• _Instructions for the task_
Find the lines holding the string "matplotlib" in the data, then copy all of them.

• _Provided data_
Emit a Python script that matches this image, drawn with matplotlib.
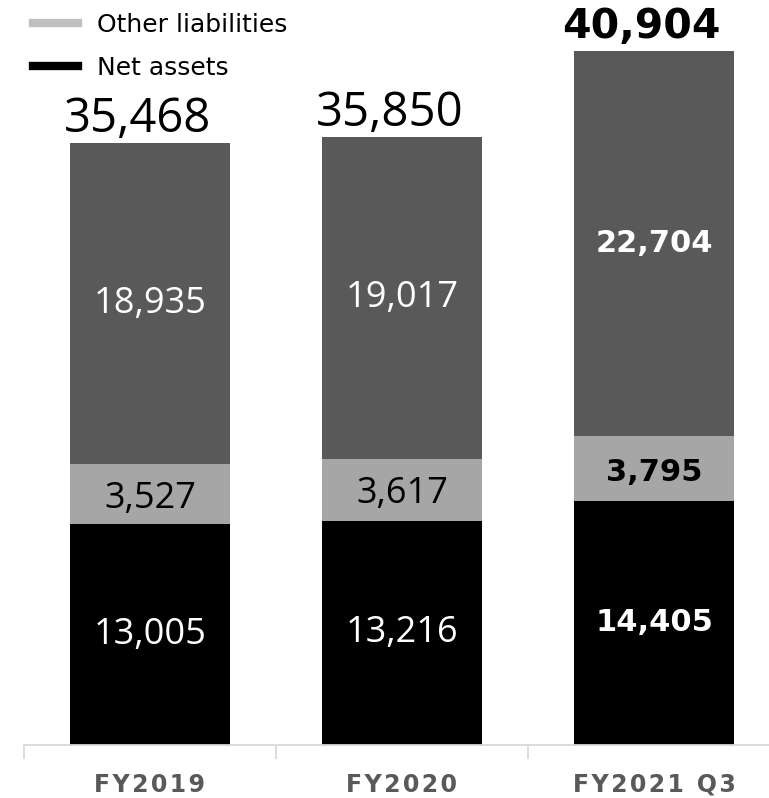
import numpy as np
import matplotlib
matplotlib.use("Agg")
import matplotlib.pyplot as plt
from matplotlib.lines import Line2D

# Balance sheet values (million yen)
categories = ["FY2019", "FY2020", "FY2021 Q3"]
net_assets = [13005, 13216, 14405]
other_liabilities = [3527, 3617, 3795]
top_segment = [18935, 19017, 22704]
totals = [35468, 35850, 40904]
bold = [False, False, True]

c_dark = "#595959"
c_light = "#a6a6a6"
c_black = "#000000"

fig = plt.figure(figsize=(7.69, 7.98), dpi=100)
ax = fig.add_axes([24 / 769, 53 / 798, 756 / 769, 745 / 798])

x = np.arange(len(categories))
w = 0.635
bottom2 = np.array(net_assets) + np.array(other_liabilities)
ax.bar(x, net_assets, w, color=c_black)
ax.bar(x, other_liabilities, w, bottom=net_assets, color=c_light)
ax.bar(x, top_segment, w, bottom=bottom2, color=c_dark)

for i in range(len(x)):
    if bold[i]:
        kw = dict(fontweight="bold", family="DejaVu Sans")
        seg, tot = 22, 29.5
    else:
        kw = dict(fontweight="normal", family="Open Sans")
        seg, tot = 26, 34
    ax.text(x[i], net_assets[i] / 2, f"{net_assets[i]:,}", ha="center", va="center",
            color="white", fontsize=seg, **kw)
    ax.annotate(f"{other_liabilities[i]:,}", (x[i], net_assets[i] + other_liabilities[i] / 2),
                xytext=(0, -3), textcoords="offset points", ha="center", va="center",
                color="black", fontsize=seg, **kw)
    ax.text(x[i], bottom2[i] + top_segment[i] / 2, f"{top_segment[i]:,}", ha="center",
            va="center", color="white", fontsize=seg, **kw)
    ax.annotate(f"{totals[i]:,}", (x[i], totals[i]), xytext=(-9, 17),
                textcoords="offset points", ha="center", va="center", color="black",
                fontsize=tot, **kw)

ax.set_xlim(-0.5, 2.5)
ax.set_ylim(0, 43900)
ax.set_yticks([])
for s in ["top", "right", "left"]:
    ax.spines[s].set_visible(False)
ax.spines["bottom"].set_color("#d9d9d9")
ax.spines["bottom"].set_linewidth(1.3)

# spaced-out category labels
spaced = ["\u200a".join(c) for c in categories]
ax.set_xticks(x)
ax.set_xticklabels(spaced, fontsize=17, fontweight="bold", color=c_dark)
ax.tick_params(axis="x", length=0, pad=20)
ax.set_xticks([-0.5, 0.5, 1.5, 2.5], minor=True)
ax.tick_params(axis="x", which="minor", length=10, color="#d9d9d9", width=1.3)

handles = [Line2D([0], [0], color="#bfbfbf", lw=6),
           Line2D([0], [0], color=c_black, lw=6)]
fig.legend(handles, ["Other liabilities", "Net assets"], loc="upper left",
           bbox_to_anchor=(0.014, 1.012), frameon=False, fontsize=18,
           handlelength=1.8, handletextpad=0.75, labelspacing=0.75)

fig.savefig("out.png", dpi=100)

• _Result_
Emit a Python script that matches this image, drawn with matplotlib.
import matplotlib
matplotlib.use("Agg")
import matplotlib.pyplot as plt
from matplotlib.lines import Line2D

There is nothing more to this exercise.